▸ Objective: All of the data that follows should be retyped exactly, please, except the pictures.

━━━ Supplied information ━━━

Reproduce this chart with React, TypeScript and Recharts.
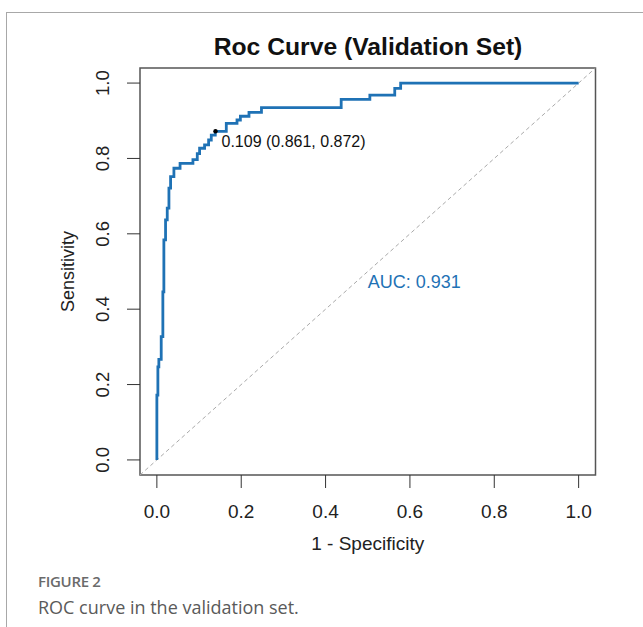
import React from "react";
import {
	LineChart,
	Line,
	XAxis,
	YAxis,
	ReferenceLine,
	ReferenceArea,
	ReferenceDot,
} from "recharts";

// staircase vertices (1 - specificity, sensitivity)
const fpr = [
	0, 0, 0.0024, 0.0024, 0.0047, 0.0047, 0.0103, 0.0103, 0.0142, 0.0142, 0.0166,
	0.0166, 0.0206, 0.0206, 0.0246, 0.0246, 0.0286, 0.0286, 0.0325, 0.0325,
	0.0404, 0.0404, 0.055, 0.055, 0.0855, 0.0855, 0.0958, 0.0958, 0.1013, 0.1013,
	0.1131, 0.1131, 0.1227, 0.1227, 0.129, 0.129, 0.1385, 0.1385, 0.1646, 0.1646,
	0.19, 0.19, 0.198, 0.198, 0.2184, 0.2184, 0.248, 0.248, 0.437, 0.437, 0.505,
	0.505, 0.564, 0.564, 0.578, 0.578, 1,
];
const tpr = [
	0, 0.172, 0.172, 0.247, 0.247, 0.267, 0.267, 0.327, 0.327, 0.446, 0.446,
	0.584, 0.584, 0.637, 0.637, 0.668, 0.668, 0.721, 0.721, 0.752, 0.752, 0.774,
	0.774, 0.787, 0.787, 0.797, 0.797, 0.813, 0.813, 0.827, 0.827, 0.836, 0.836,
	0.849, 0.849, 0.862, 0.862, 0.872, 0.872, 0.893, 0.893, 0.902, 0.902, 0.912,
	0.912, 0.922, 0.922, 0.935, 0.935, 0.957, 0.957, 0.968, 0.968, 0.986, 0.986,
	1, 1,
];
const xTicks = [0, 0.2, 0.4, 0.6, 0.8, 1];
const yTicks = [0, 0.2, 0.4, 0.6, 0.8, 1];
const bestPoint = { fpr: 0.139, tpr: 0.872, label: "0.109 (0.861, 0.872)" };
const aucText = "AUC: 0.931";

const data = fpr.map((x, i) => ({ fpr: x, tpr: tpr[i] }));

const FONT = "'Liberation Sans', Arial, sans-serif";
const BLUE = "#1f72b5";
const LO = -0.04;
const HI = 1.04;

const XTick = ({ x, y, payload }: any) => (
	<text
		x={x}
		y={y + 27.5}
		textAnchor="middle"
		fontSize={19}
		fontFamily={FONT}
		fill="#222"
	>
		{Number(payload.value).toFixed(1)}
	</text>
);

const YTick = ({ x, y, payload }: any) => (
	<text
		x={x - 22}
		y={y}
		transform={`rotate(-90 ${x - 22} ${y})`}
		textAnchor="middle"
		dominantBaseline="central"
		fontSize={18.5}
		fontFamily={FONT}
		fill="#222"
	>
		{Number(payload.value).toFixed(1)}
	</text>
);

export default function App() {
	return (
		<div
			style={{
				position: "absolute",
				left: 0,
				top: 0,
				width: 643,
				height: 627,
				background: "#fff",
				overflow: "hidden",
			}}
		>
			<div
				style={{
					position: "absolute",
					left: 6,
					top: 12,
					width: 700,
					height: 700,
					borderLeft: "1.5px solid #a8a8a8",
					borderTop: "1.5px solid #a8a8a8",
				}}
			/>
			<div
				style={{
					position: "absolute",
					left: 0,
					width: 736,
					top: 35,
					textAlign: "center",
					fontFamily: FONT,
					fontWeight: "bold",
					fontSize: 24.7,
					lineHeight: "24px",
					color: "#111",
				}}
			>
				Roc Curve (Validation Set)
			</div>
			<div style={{ position: "absolute", left: 0, top: 0 }}>
				<LineChart
					width={643}
					height={627}
					data={data}
					margin={{ top: 68, right: 47.5, bottom: 72, left: 60 }}
				>
					<XAxis
						type="number"
						dataKey="fpr"
						domain={[LO, HI]}
						ticks={xTicks}
						allowDataOverflow
						axisLine={false}
						tickLine={{ stroke: "#333" }}
						tickSize={13}
						tickMargin={2}
						height={80}
						tick={<XTick />}
						label={(p: any) => {
							const vb = p.viewBox;
							return (
								<text
									x={vb.x + vb.width / 2}
									y={549.5}
									textAnchor="middle"
									fontSize={19}
									fontFamily={FONT}
									fill="#222"
								>
									1 - Specificity
								</text>
							);
						}}
					/>
					<YAxis
						type="number"
						domain={[LO, HI]}
						ticks={yTicks}
						allowDataOverflow
						axisLine={false}
						tickLine={{ stroke: "#333" }}
						tickSize={13}
						tickMargin={2}
						width={80}
						tick={<YTick />}
						label={(p: any) => {
							const vb = p.viewBox;
							const cy = vb.y + vb.height / 2;
							return (
								<text
									x={68}
									y={cy}
									transform={`rotate(-90 68 ${cy})`}
									textAnchor="middle"
									dominantBaseline="central"
									fontSize={18}
									fontFamily={FONT}
									fill="#222"
								>
									Sensitivity
								</text>
							);
						}}
					/>
					<ReferenceArea
						x1={LO}
						x2={HI}
						y1={LO}
						y2={HI}
						fill="none"
						stroke="#555"
						strokeWidth={1.5}
						ifOverflow="visible"
					/>
					<ReferenceLine
						segment={[
							{ x: LO, y: LO },
							{ x: HI, y: HI },
						]}
						stroke="#aaa"
						strokeWidth={1}
						strokeDasharray="4 3"
						ifOverflow="visible"
					/>
					<Line
						type="linear"
						dataKey="tpr"
						stroke={BLUE}
						strokeWidth={2.8}
						dot={false}
						isAnimationActive={false}
					/>
					<ReferenceDot
						x={bestPoint.fpr}
						y={bestPoint.tpr}
						r={2.2}
						fill="#000"
						stroke="none"
						label={(p: any) => {
							const vb = p.viewBox;
							const cx = vb.x + vb.width / 2;
							const cy = vb.y + vb.height / 2;
							return (
								<text
									x={cx + 6}
									y={cy + 16}
									fontSize={16}
									fontFamily={FONT}
									fill="#111"
								>
									{bestPoint.label}
								</text>
							);
						}}
					/>
					<ReferenceDot
						x={0.5}
						y={0.5}
						r={0}
						fill="none"
						stroke="none"
						label={(p: any) => {
							const vb = p.viewBox;
							const cx = vb.x + vb.width / 2;
							const cy = vb.y + vb.height / 2;
							return (
								<text
									x={cx}
									y={cy + 16}
									fontSize={18}
									fontFamily={FONT}
									fill={BLUE}
								>
									{aucText}
								</text>
							);
						}}
					/>
				</LineChart>
			</div>
			<div
				style={{
					position: "absolute",
					left: 38,
					top: 572,
					fontFamily: "'Open Sans', sans-serif",
					fontWeight: 600,
					fontSize: 15,
					lineHeight: "18px",
					color: "#6a6a6a",
					letterSpacing: -0.3,
				}}
			>
				FIGURE 2
			</div>
			<div
				style={{
					position: "absolute",
					left: 38,
					top: 596,
					fontFamily: "'Open Sans', sans-serif",
					fontWeight: 400,
					fontSize: 18,
					lineHeight: "22px",
					color: "#5a5a5a",
				}}
			>
				ROC curve in the validation set.
			</div>
		</div>
	);
}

━━━

▸ Solution to this exercise:
Reproduce this chart with React, TypeScript and Recharts.
import React from "react";
import {
	LineChart,
	Line,
	XAxis,
	YAxis,
	ReferenceLine,
	ReferenceArea,
	ReferenceDot,
} from "recharts";

// staircase vertices (1 - specificity, sensitivity)
const fpr = [
	0, 0, 0.0024, 0.0024, 0.0047, 0.0047, 0.0103, 0.0103, 0.0142, 0.0142, 0.0166,
	0.0166, 0.0206, 0.0206, 0.0246, 0.0246, 0.0286, 0.0286, 0.0325, 0.0325,
	0.0404, 0.0404, 0.055, 0.055, 0.0855, 0.0855, 0.0958, 0.0958, 0.1013, 0.1013,
	0.1131, 0.1131, 0.1227, 0.1227, 0.129, 0.129, 0.1385, 0.1385, 0.1646, 0.1646,
	0.19, 0.19, 0.198, 0.198, 0.2184, 0.2184, 0.248, 0.248, 0.437, 0.437, 0.505,
	0.505, 0.564, 0.564, 0.578, 0.578, 1,
];
const tpr = [
	0, 0.172, 0.172, 0.247, 0.247, 0.267, 0.267, 0.327, 0.327, 0.446, 0.446,
	0.584, 0.584, 0.637, 0.637, 0.668, 0.668, 0.721, 0.721, 0.752, 0.752, 0.774,
	0.774, 0.787, 0.787, 0.797, 0.797, 0.813, 0.813, 0.827, 0.827, 0.836, 0.836,
	0.849, 0.849, 0.862, 0.862, 0.872, 0.872, 0.893, 0.893, 0.902, 0.902, 0.912,
	0.912, 0.922, 0.922, 0.935, 0.935, 0.957, 0.957, 0.968, 0.968, 0.986, 0.986,
	1, 1,
];
const xTicks = [0, 0.2, 0.4, 0.6, 0.8, 1];
const yTicks = [0, 0.2, 0.4, 0.6, 0.8, 1];
const bestPoint = { fpr: 0.139, tpr: 0.872, label: "0.109 (0.861, 0.872)" };
const aucText = "AUC: 0.931";

const data = fpr.map((x, i) => ({ fpr: x, tpr: tpr[i] }));

const FONT = "'Liberation Sans', Arial, sans-serif";
const BLUE = "#1f72b5";
const LO = -0.04;
const HI = 1.04;

const XTick = ({ x, y, payload }: any) => (
	<text
		x={x}
		y={y + 27.5}
		textAnchor="middle"
		fontSize={19}
		fontFamily={FONT}
		fill="#222"
	>
		{Number(payload.value).toFixed(1)}
	</text>
);

const YTick = ({ x, y, payload }: any) => (
	<text
		x={x - 22}
		y={y}
		transform={`rotate(-90 ${x - 22} ${y})`}
		textAnchor="middle"
		dominantBaseline="central"
		fontSize={18.5}
		fontFamily={FONT}
		fill="#222"
	>
		{Number(payload.value).toFixed(1)}
	</text>
);

export default function App() {
	return (
		<div
			style={{
				position: "absolute",
				left: 0,
				top: 0,
				width: 643,
				height: 627,
				background: "#fff",
				overflow: "hidden",
			}}
		>
			<div
				style={{
					position: "absolute",
					left: 6,
					top: 12,
					width: 700,
					height: 700,
					borderLeft: "1.5px solid #a8a8a8",
					borderTop: "1.5px solid #a8a8a8",
				}}
			/>
			<div
				style={{
					position: "absolute",
					left: 0,
					width: 736,
					top: 35,
					textAlign: "center",
					fontFamily: FONT,
					fontWeight: "bold",
					fontSize: 24.7,
					lineHeight: "24px",
					color: "#111",
				}}
			>
				Roc Curve (Validation Set)
			</div>
			<div style={{ position: "absolute", left: 0, top: 0 }}>
				<LineChart
					width={643}
					height={627}
					data={data}
					margin={{ top: 68, right: 47.5, bottom: 72, left: 60 }}
				>
					<XAxis
						type="number"
						dataKey="fpr"
						domain={[LO, HI]}
						ticks={xTicks}
						allowDataOverflow
						axisLine={false}
						tickLine={{ stroke: "#333" }}
						tickSize={13}
						tickMargin={2}
						height={80}
						tick={<XTick />}
						label={(p: any) => {
							const vb = p.viewBox;
							return (
								<text
									x={vb.x + vb.width / 2}
									y={549.5}
									textAnchor="middle"
									fontSize={19}
									fontFamily={FONT}
									fill="#222"
								>
									1 - Specificity
								</text>
							);
						}}
					/>
					<YAxis
						type="number"
						domain={[LO, HI]}
						ticks={yTicks}
						allowDataOverflow
						axisLine={false}
						tickLine={{ stroke: "#333" }}
						tickSize={13}
						tickMargin={2}
						width={80}
						tick={<YTick />}
						label={(p: any) => {
							const vb = p.viewBox;
							const cy = vb.y + vb.height / 2;
							return (
								<text
									x={68}
									y={cy}
									transform={`rotate(-90 68 ${cy})`}
									textAnchor="middle"
									dominantBaseline="central"
									fontSize={18}
									fontFamily={FONT}
									fill="#222"
								>
									Sensitivity
								</text>
							);
						}}
					/>
					<ReferenceArea
						x1={LO}
						x2={HI}
						y1={LO}
						y2={HI}
						fill="none"
						stroke="#555"
						strokeWidth={1.5}
						ifOverflow="visible"
					/>
					<ReferenceLine
						segment={[
							{ x: LO, y: LO },
							{ x: HI, y: HI },
						]}
						stroke="#aaa"
						strokeWidth={1}
						strokeDasharray="4 3"
						ifOverflow="visible"
					/>
					<Line
						type="linear"
						dataKey="tpr"
						stroke={BLUE}
						strokeWidth={2.8}
						dot={false}
						isAnimationActive={false}
					/>
					<ReferenceDot
						x={bestPoint.fpr}
						y={bestPoint.tpr}
						r={2.2}
						fill="#000"
						stroke="none"
						label={(p: any) => {
							const vb = p.viewBox;
							const cx = vb.x + vb.width / 2;
							const cy = vb.y + vb.height / 2;
							return (
								<text
									x={cx + 6}
									y={cy + 16}
									fontSize={16}
									fontFamily={FONT}
									fill="#111"
								>
									{bestPoint.label}
								</text>
							);
						}}
					/>
					<ReferenceDot
						x={0.5}
						y={0.5}
						r={0}
						fill="none"
						stroke="none"
						label={(p: any) => {
							const vb = p.viewBox;
							const cx = vb.x + vb.width / 2;
							const cy = vb.y + vb.height / 2;
							return (
								<text
									x={cx}
									y={cy + 16}
									fontSize={18}
									fontFamily={FONT}
									fill={BLUE}
								>
									{aucText}
								</text>
							);
						}}
					/>
				</LineChart>
			</div>
			<div
				style={{
					position: "absolute",
					left: 38,
					top: 572,
					fontFamily: "'Open Sans', sans-serif",
					fontWeight: 600,
					fontSize: 15,
					lineHeight: "18px",
					color: "#6a6a6a",
					letterSpacing: -0.3,
				}}
			>
				FIGURE 2
			</div>
			<div
				style={{
					position: "absolute",
					left: 38,
					top: 596,
					fontFamily: "'Open Sans', sans-serif",
					fontWeight: 400,
					fontSize: 18,
					lineHeight: "22px",
					color: "#5a5a5a",
				}}
			>
				ROC curve in the validation set.
			</div>
		</div>
	);
}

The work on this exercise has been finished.